Covid-19: Love is the silver lining behind dark clouds

Wednesday April 8 2020

Irene Ssentongo

Irene Ssentongo 

In 1930, Bernard Iyot, a French astronomer, invented an instrument called a coronagraph. This instrument was used to observe the sun’s corona, the outermost part of the sun’s atmosphere.

The corona is usually hidden by the bright light of the sun’s surface making it difficult to be observed without using this special instrument, the coronagraph.

The sun’s corona can, however, be viewed with our naked eyes only during a total solar eclipse, which is a rare event occurring somewhere on earth every 18 months on average and lasts between one second and seven minutes.

During a total solar eclipse, the moon passes between the earth and the sun. When this happens, the moon blocks out the bright light of the sun giving way to a glowing white corona that can be seen surrounding the eclipsed sun. During the solar eclipse[1], the sun’s corona can be viewed.

The corona ‘virus’ is symbolic of a ‘human coronagraph’. It has invaded the world at such a time when humanity is so absorbed in the pursuit of external sources of power such as jobs, money, fame, relationships, beauty and undermining our true source of power - love.

Our invasion by the coronavirus has frozen all sources of external power and this is being manifested through countries closing their borders, closure of offices, businesses, curfew and forcing people to stay at home with their loved ones. This reaction is an indication that there comes a time just like the total eclipse of the sun when everything will seize to have meaning apart from love.

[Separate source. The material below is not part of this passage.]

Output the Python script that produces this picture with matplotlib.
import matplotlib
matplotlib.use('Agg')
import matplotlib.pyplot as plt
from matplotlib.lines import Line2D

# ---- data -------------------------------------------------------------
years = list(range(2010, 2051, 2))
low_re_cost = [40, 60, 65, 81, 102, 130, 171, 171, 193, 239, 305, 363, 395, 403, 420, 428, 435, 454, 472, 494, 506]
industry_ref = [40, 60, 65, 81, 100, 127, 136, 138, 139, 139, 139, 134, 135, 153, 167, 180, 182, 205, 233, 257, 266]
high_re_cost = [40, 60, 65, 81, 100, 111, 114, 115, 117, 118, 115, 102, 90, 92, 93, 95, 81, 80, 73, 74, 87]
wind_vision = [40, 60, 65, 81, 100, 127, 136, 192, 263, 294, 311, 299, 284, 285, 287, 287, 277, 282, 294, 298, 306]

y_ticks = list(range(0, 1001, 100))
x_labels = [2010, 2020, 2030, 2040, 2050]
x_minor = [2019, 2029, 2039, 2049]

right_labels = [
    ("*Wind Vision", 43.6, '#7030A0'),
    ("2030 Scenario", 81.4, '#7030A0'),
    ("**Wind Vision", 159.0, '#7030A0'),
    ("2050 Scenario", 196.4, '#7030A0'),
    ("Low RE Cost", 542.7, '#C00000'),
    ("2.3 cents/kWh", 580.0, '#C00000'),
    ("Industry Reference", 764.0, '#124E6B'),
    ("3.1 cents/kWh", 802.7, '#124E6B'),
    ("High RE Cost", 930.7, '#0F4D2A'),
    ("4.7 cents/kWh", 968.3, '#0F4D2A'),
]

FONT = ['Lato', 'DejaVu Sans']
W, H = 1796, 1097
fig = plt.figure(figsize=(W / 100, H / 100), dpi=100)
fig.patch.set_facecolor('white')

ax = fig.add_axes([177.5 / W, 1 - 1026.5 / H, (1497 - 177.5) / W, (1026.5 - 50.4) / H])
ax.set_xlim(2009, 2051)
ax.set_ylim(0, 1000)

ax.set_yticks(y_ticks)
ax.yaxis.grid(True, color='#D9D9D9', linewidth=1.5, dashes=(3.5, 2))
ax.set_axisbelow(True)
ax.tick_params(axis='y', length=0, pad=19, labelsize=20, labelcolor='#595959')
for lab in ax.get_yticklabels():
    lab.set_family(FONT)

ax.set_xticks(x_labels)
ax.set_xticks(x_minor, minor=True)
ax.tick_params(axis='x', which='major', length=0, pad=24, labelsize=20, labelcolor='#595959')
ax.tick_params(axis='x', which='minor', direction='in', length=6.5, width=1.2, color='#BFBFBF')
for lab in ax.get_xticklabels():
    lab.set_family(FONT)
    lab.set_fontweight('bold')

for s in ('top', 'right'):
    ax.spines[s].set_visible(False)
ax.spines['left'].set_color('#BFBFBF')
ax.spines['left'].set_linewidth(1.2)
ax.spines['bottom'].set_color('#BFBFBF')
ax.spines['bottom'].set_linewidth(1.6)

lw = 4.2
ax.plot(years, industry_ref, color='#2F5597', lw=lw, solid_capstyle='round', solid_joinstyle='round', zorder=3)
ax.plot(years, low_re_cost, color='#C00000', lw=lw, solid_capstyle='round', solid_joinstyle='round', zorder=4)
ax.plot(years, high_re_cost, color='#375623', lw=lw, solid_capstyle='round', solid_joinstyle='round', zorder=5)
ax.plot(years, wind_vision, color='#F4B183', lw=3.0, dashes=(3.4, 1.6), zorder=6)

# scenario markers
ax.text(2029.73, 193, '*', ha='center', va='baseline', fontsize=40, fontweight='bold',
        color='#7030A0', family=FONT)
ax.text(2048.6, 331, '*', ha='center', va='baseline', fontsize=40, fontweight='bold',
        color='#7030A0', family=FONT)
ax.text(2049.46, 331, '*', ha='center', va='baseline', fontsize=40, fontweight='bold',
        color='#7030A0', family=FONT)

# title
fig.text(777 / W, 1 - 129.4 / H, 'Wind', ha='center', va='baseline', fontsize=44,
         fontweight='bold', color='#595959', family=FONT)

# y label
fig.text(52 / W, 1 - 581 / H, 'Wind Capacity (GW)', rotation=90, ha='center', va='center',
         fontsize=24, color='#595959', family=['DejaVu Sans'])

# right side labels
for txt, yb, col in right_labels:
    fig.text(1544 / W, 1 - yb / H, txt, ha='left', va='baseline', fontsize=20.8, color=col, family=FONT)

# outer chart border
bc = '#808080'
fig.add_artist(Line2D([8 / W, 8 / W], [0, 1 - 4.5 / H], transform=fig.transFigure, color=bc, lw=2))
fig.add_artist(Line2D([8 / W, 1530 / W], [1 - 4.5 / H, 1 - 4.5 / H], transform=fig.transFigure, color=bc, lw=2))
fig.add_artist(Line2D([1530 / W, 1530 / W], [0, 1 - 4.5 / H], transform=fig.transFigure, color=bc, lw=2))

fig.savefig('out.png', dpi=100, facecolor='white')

There are two very strong opposing forces in the universe: Love and Fear! However, whichever force we choose to guide our lives, always leads us home to our true essence which is divine love. The Corona ‘virus’, our wake-up call to authentic love, has invaded the human race through the fear lense.

It is a fear-based pandemic that causes panic. The World Health Organisation, responded to the pandemic by issuing more fear-based guidelines such as social distancing, frequent hand-washing, and masking, among others. The coronavirus is indeed a dangerous virus to which none of us is immune. We, therefore, need to pay keen attention to the guidelines, but in doing so, we also need to be mindful of our individual intensions behind the practices we adopt.

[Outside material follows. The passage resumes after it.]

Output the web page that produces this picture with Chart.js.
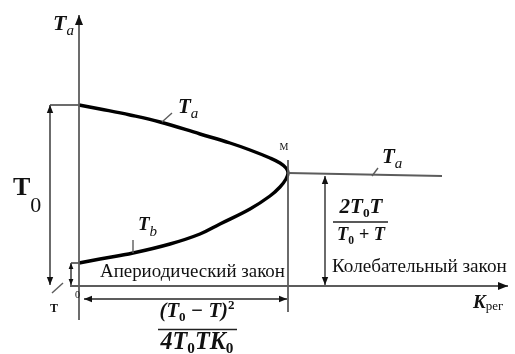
<!DOCTYPE html>
<html>
<head>
<meta charset="utf-8">
<script src="https://cdn.jsdelivr.net/npm/chart.js@4.4.1/dist/chart.umd.min.js"></script>
<style>
  html, body { margin: 0; padding: 0; background: #fff; }
  #wrap { width: 515px; height: 354px; position: relative; }
</style>
</head>
<body>
<div id="wrap"><canvas id="diagram"></canvas></div>
<script>
// Time constant levels and the boundary gain (drawing units)
const T0 = 18.1;
const T = 2.3;
const Tm = 11.3;     // 2*T0*T / (T0 + T)
const Kmax = 20.9;   // (T0 - T)^2 / (4*T0*T*K0)

// Ta branch (upper) and Tb branch (lower) of the curve
const taK = [0, 2.1, 5.1, 8.1, 12.1, 15.1, 17.1, 19.1, 20.1, 20.7, 20.9];
const taT = [18.1, 17.7, 17.1, 16.4, 15.2, 14.3, 13.6, 12.8, 12.3, 11.8, 11.3];
const tbK = [20.9, 20.7, 20.1, 19.1, 17.1, 14.1, 12.1, 9.1, 5.4, 2.1, 0];
const tbT = [11.3, 10.7, 9.9, 9.0, 7.7, 6.2, 5.2, 4.2, 3.3, 2.7, 2.3];

// Ta past point M (oscillatory law)
const taRightK = [20.9, 36.3];
const taRightT = [11.3, 11.0];

const pts = (xs, ys) => xs.map((x, i) => ({ x: x, y: ys[i] }));
const seg = (x1, y1, x2, y2) => [{ x: x1, y: y1 }, { x: x2, y: y2 }];

const gray = '#5c5c5c';
const serif = '"Liberation Serif", "DejaVu Serif", serif';

function line(data, opts) {
  return Object.assign({
    data: data,
    showLine: true,
    borderColor: gray,
    borderWidth: 1.8,
    pointRadius: 0,
    tension: 0
  }, opts || {});
}

const curve = pts(taK, taT).concat(pts(tbK, tbT).slice(1));

const datasets = [
  // axes
  line(seg(0, -3.4, 0, 27.1), { arrows: 'end', head: 10 }),
  line(seg(-0.9, 0, 42.9, 0), { arrows: 'end', head: 10 }),
  // vertical through M
  line(seg(Kmax, 12.6, Kmax, -2.6)),
  // extension lines and dimension arrows
  line(seg(-2.9, T0, 0, T0)),
  line(seg(-2.9, T0, -2.9, 0.1), { arrows: 'both' }),
  line(seg(-0.8, T, 0, T)),
  line(seg(-0.8, T, -0.8, 0.1), { arrows: 'both', head: 6 }),
  line(seg(0.5, -1.3, Kmax - 0.1, -1.3), { arrows: 'both' }),
  line(seg(24.6, taRightT[1], 24.6, 0.1), { arrows: 'both' }),
  // leaders to the labels
  line(seg(8.3, 16.4, 9.3, 17.3), { borderWidth: 1.4 }),
  line(seg(29.3, 11.0, 29.9, 11.8), { borderWidth: 1.4 }),
  line(seg(5.4, 4.6, 5.4, 3.3), { borderWidth: 1.4 }),
  line(seg(-2.7, -0.7, -1.6, 0.3), { borderWidth: 1.4 }),
  // Ta on the right of M
  line(pts(taRightK, taRightT)),
  // Ta / Tb curve
  line(curve, { borderColor: '#000', borderWidth: 3.4, tension: 0.4 })
];

// text labels: position in drawing units, runs of text
const it = 'italic', bi = 'bold italic';
const labels = [
  { x: -2.6, y: 25.6, parts: [{ t: 'T', size: 22, style: bi }, { t: 'a', size: 15, style: it, dy: 5 }] },
  { x: 9.9, y: 17.3, parts: [{ t: 'T', size: 21, style: bi }, { t: 'a', size: 15, style: it, dy: 5 }] },
  { x: 30.3, y: 12.3, parts: [{ t: 'T', size: 21, style: bi }, { t: 'a', size: 15, style: it, dy: 5 }] },
  { x: 5.9, y: 5.6, parts: [{ t: 'T', size: 19, style: bi }, { t: 'b', size: 15, style: it, dy: 6 }] },
  { x: -6.6, y: 9.1, parts: [{ t: 'T', size: 26, style: 'bold' }, { t: '0', size: 22, dy: 17 }] },
  { x: 20.5, y: 13.6, align: 'center', parts: [{ t: 'M', size: 10 }] },
  { x: -0.4, y: -1.2, parts: [{ t: '0', size: 10 }] },
  { x: -2.5, y: -2.6, align: 'center', parts: [{ t: 'T', size: 12, style: 'bold' }] },
  { x: 2.1, y: 0.9, width: 185, parts: [{ t: 'Апериодический закон', size: 17 }] },
  { x: 25.3, y: 1.4, width: 175, parts: [{ t: 'Колебательный закон', size: 17 }] },
  { x: 28.2, y: 7.3, align: 'center', width: 43, parts: [
    { t: '2T', size: 19, style: bi }, { t: '0', size: 12, style: 'bold', dy: 4 }, { t: 'T', size: 19, style: bi }] },
  { x: 28.2, y: 4.6, align: 'center', width: 48, parts: [
    { t: 'T', size: 19, style: bi }, { t: '0', size: 12, style: 'bold', dy: 4 }, { t: ' + T', size: 19, style: bi }] },
  { x: 11.8, y: -3.1, align: 'center', width: 75, parts: [
    { t: '(T', size: 19, style: bi }, { t: '0', size: 12, style: 'bold', dy: 4 }, { t: ' \u2212 T)', size: 19, style: bi },
    { t: '2', size: 12, style: 'bold', dy: -8 }] },
  { x: 11.8, y: -6.3, align: 'center', width: 73, parts: [
    { t: '4T', size: 19, style: bi }, { t: '0', size: 12, style: 'bold', dy: 4 }, { t: 'TK', size: 19, style: bi },
    { t: '0', size: 12, style: 'bold', dy: 4 }] },
  { x: 39.4, y: -2.2, parts: [{ t: 'K', size: 19, style: bi }, { t: 'рег', size: 13, dy: 2 }] }
];

// fraction bars
const bars = [
  seg(25.4, 6.4, 30.9, 6.4),
  seg(7.9, -4.35, 15.8, -4.35)
];

function drawRuns(ctx, parts, x, y, align, width) {
  const fontOf = (p, k) => `${p.style || ''} ${p.size * k}px ${serif}`;
  const measure = k => parts.reduce((w, p) => {
    ctx.font = fontOf(p, k);
    return w + ctx.measureText(p.t).width;
  }, 0);
  const k = width ? width / measure(1) : 1;
  let cx = align === 'center' ? x - measure(k) / 2 : x;
  parts.forEach(p => {
    ctx.font = fontOf(p, k);
    ctx.fillText(p.t, cx, y + (p.dy || 0));
    cx += ctx.measureText(p.t).width;
  });
}

const arrowPlugin = {
  id: 'arrowHeads',
  afterDatasetsDraw(chart) {
    const ctx = chart.ctx;
    chart.data.datasets.forEach((ds, i) => {
      if (!ds.arrows) return;
      const pd = chart.getDatasetMeta(i).data;
      const len = ds.head || 8;
      const tip = (a, b) => {
        const ang = Math.atan2(a.y - b.y, a.x - b.x);
        ctx.save();
        ctx.translate(a.x, a.y);
        ctx.rotate(ang);
        ctx.beginPath();
        ctx.moveTo(0, 0);
        ctx.lineTo(-len, -len * 0.4);
        ctx.lineTo(-len, len * 0.4);
        ctx.closePath();
        ctx.fillStyle = '#111';
        ctx.fill();
        ctx.restore();
      };
      const n = pd.length;
      tip(pd[n - 1], pd[n - 2]);
      if (ds.arrows === 'both') tip(pd[0], pd[1]);
    });
  }
};

const labelPlugin = {
  id: 'diagramLabels',
  afterDraw(chart) {
    const ctx = chart.ctx;
    const sx = chart.scales.x, sy = chart.scales.y;
    ctx.save();
    ctx.fillStyle = '#111';
    ctx.textBaseline = 'alphabetic';
    labels.forEach(l => {
      drawRuns(ctx, l.parts, sx.getPixelForValue(l.x), sy.getPixelForValue(l.y), l.align, l.width);
    });
    ctx.strokeStyle = '#222';
    ctx.lineWidth = 1.6;
    bars.forEach(b => {
      ctx.beginPath();
      ctx.moveTo(sx.getPixelForValue(b[0].x), sy.getPixelForValue(b[0].y));
      ctx.lineTo(sx.getPixelForValue(b[1].x), sy.getPixelForValue(b[1].y));
      ctx.stroke();
    });
    ctx.restore();
  }
};

new Chart(document.getElementById('diagram'), {
  type: 'scatter',
  data: { datasets: datasets },
  options: {
    responsive: true,
    maintainAspectRatio: false,
    animation: false,
    layout: { padding: 0 },
    plugins: { legend: { display: false }, tooltip: { enabled: false } },
    scales: {
      x: { type: 'linear', display: false, min: -7.9, max: 43.6 },
      y: { type: 'linear', display: false, min: -6.8, max: 28.6 }
    }
  },
  plugins: [arrowPlugin, labelPlugin]
});
</script>
</body>
</html>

When we protect our loved ones from contracting the virus, the intention is authentic love. When we wash our hands to prevent passing on germs, that is authentic love. When we avoid holding hands and hugging others with the intention of avoiding spreading the virus, that is authentic love. A love that is open, truthful and unattached.

Authentic love goes beyond the confines of the five senses, it is multi-sensory. We not only express love through touch, but also through feelings and deeper meaning and connections. We can still have deeper connections and express love while social distancing!

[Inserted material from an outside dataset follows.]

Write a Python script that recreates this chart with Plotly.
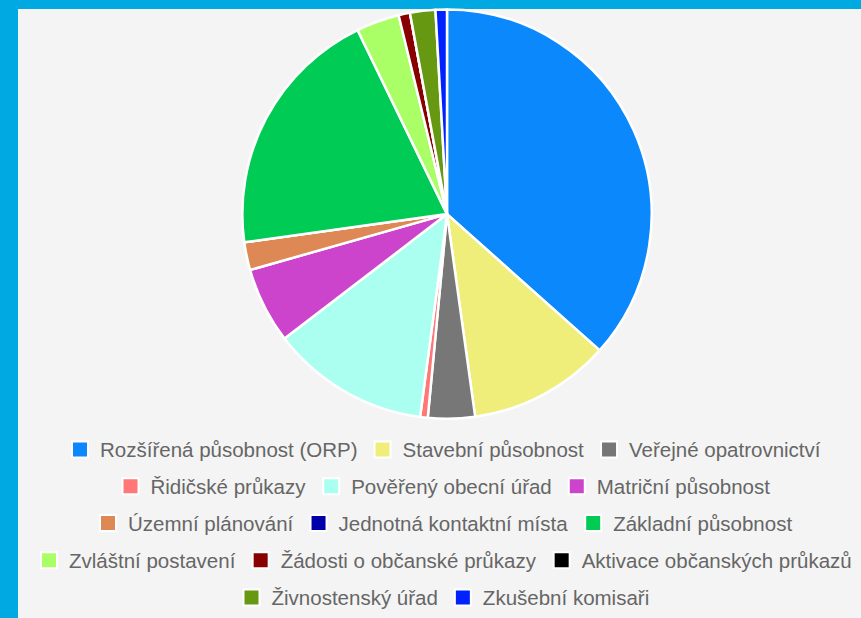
import plotly.graph_objects as go

# Share of agendas by type of competence (percent)
labels = [
    "Rozšířená působnost (ORP)",
    "Stavební působnost",
    "Veřejné opatrovnictví",
    "Řidičské průkazy",
    "Pověřený obecní úřad",
    "Matriční působnost",
    "Územní plánování",
    "Jednotná kontaktní místa",
    "Základní působnost",
    "Zvláštní postavení",
    "Žádosti o občanské průkazy",
    "Aktivace občanských průkazů",
    "Živnostenský úřad",
    "Zkušební komisaři",
]
values = [36.6, 11.2, 3.7, 0.6, 12.5, 6.0, 2.2, 0.0, 20.0, 3.4, 0.9, 0.0, 2.0, 0.9]
colors = [
    "#0a88fc", "#efee7a", "#777777", "#ff7777", "#aafff0", "#cc44cc", "#dd8855",
    "#0000aa", "#00cc55", "#aaff66", "#880000", "#000000", "#669911", "#0022ff",
]
# legend rows (indices into labels)
legend_rows = [[0, 1, 2], [3, 4, 5], [6, 7, 8], [9, 10, 11], [12, 13]]

W, H = 861, 618
cx, cy, r = 447, 215.5, 206

fig = go.Figure()
fig.add_trace(go.Pie(
    labels=labels,
    values=values,
    sort=False,
    direction="clockwise",
    rotation=0,
    textinfo="none",
    marker=dict(colors=colors, line=dict(color="white", width=2.5)),
    showlegend=False,
    domain=dict(x=[(cx - r) / W, (cx + r) / W], y=[(H - cy - r) / H, (H - cy + r) / H]),
))

row_y = [452.5, 489.5, 526.5, 564, 601.5]
legend_cx = 443
layout_legends = {}
for k, row in enumerate(legend_rows):
    key = "legend" if k == 0 else f"legend{k + 1}"
    for i in row:
        fig.add_trace(go.Scatter(
            x=[None], y=[None], mode="markers", name=labels[i],
            marker=dict(symbol="square", size=16, color=colors[i],
                        line=dict(color="white", width=2)),
            legend=key, showlegend=True, hoverinfo="skip",
        ))
    layout_legends[key] = dict(
        orientation="h", x=legend_cx / W, xanchor="center",
        y=1 - row_y[k] / H, yanchor="middle",
        bgcolor="rgba(0,0,0,0)", borderwidth=0,
        font=dict(family="Liberation Sans, Arial, sans-serif", size=20.5, color="#666666"),
        itemclick=False, itemdoubleclick=False,
    )

fig.update_layout(
    width=W, height=H,
    margin=dict(l=0, r=0, t=0, b=0),
    paper_bgcolor="#00a9e1",
    plot_bgcolor="rgba(0,0,0,0)",
    xaxis=dict(visible=False),
    yaxis=dict(visible=False),
    shapes=[dict(type="rect", xref="paper", yref="paper",
                 x0=18 / W, x1=1.01, y0=-0.01, y1=1 - 9 / H,
                 fillcolor="#f4f4f4", line=dict(width=0), layer="below")],
    **layout_legends,
)

fig.write_html("out.html")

Lastly, drawing back to the corona of the sun, astronomers tell us that there is a profound mystery surrounding the nature of the sun’s corona. The corona of the Sun is the outermost layer of the sun’s atmosphere, but surprisingly, it is 100 times hotter than the sun’s surface.

The heat intensity of the sun’s corona is symbolic of the intensity of love energy in human consciousness. Ideally, as we allow ourselves to be continually obstructed from authentic love by our external pursuit of power, the tougher and more scary life becomes.

When we take a moment to freeze and have a deeper reflection on what matters most in our lives, we will realise that love is still the silver lining behind the dark clouds. Love burns and melts down every fear and negativity in our lives allowing us to settle into that blissful state that allows us a clear sense of our true nature as loving beings.

In conclusion, Michelangelo one of the greatest Italian painter said, “the best way to judge the essential elements of a sculpture is to throw it down a hill and the unimportant pieces will break away.” Sometimes life is like that.

It tosses us down a hill and when we reach the bottom, only the important things are left and that is when our vision clears. That is when we hold on tight to what we know, while hope stirs inside us. It’s a matter of perspective.

Ms Ssentongo is the head of programmes, the Hunger Project Uganda.